At the moment, The surface visible effect is of @ is walking around a cave map and able to fight 'w's.   There's not even a win condition yet. 

Next monster to implement has its own lantern, so I spent today hacking line of sight code to handle multiple sources of illumination and wall squares being light-able from multiple directions.  It needed a fair amount of new code because I don't want wall squares to show up when they are lit from behind.

I drew a line in the sand for the first release version: when I have the three classes complete to fifth level, fifteen monsters each with its own fully-implemented different set of abilities (like the next one has a light source), and fifteen items each with its own fully-implemented effects, I'm going to call that a releasable first cut. 

Poison which I've recently spent time on will support the "giant ants" in my first-cut, but they will have other aspects too, such as a recognizable characteristic nest tunnel structure (which I've coded but not yet integrated into map generation) and a certain level of group tactics which will show up as special abilities and AI, that I haven't started on yet.

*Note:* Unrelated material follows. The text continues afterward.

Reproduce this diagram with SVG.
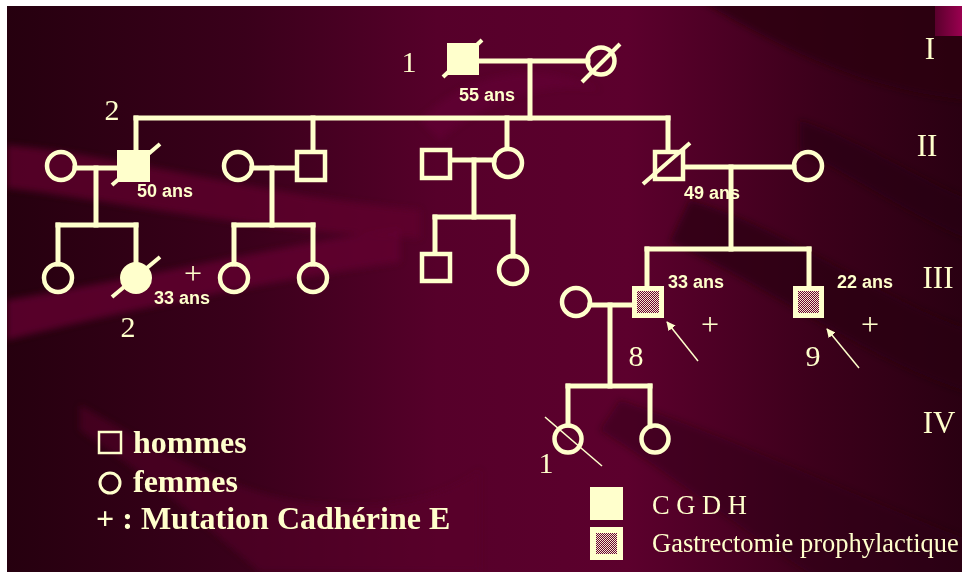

Anyway, I picked the first fifteen monsters to be creatures with special abilities, specifically in order to drive  implementing a whole lot of the major game mechanics or 'Category' content.  So, having done wolves, I'm doing other creatures having as little in common with them as possible for the first cut.  Jackals, dire wolves, wild dogs, etc....  later.  First, on to things that require as much of the category content as possible to get implemented and tested.

Maybe the boss monster will be the Hobgoblin king of a local Goblin tribe.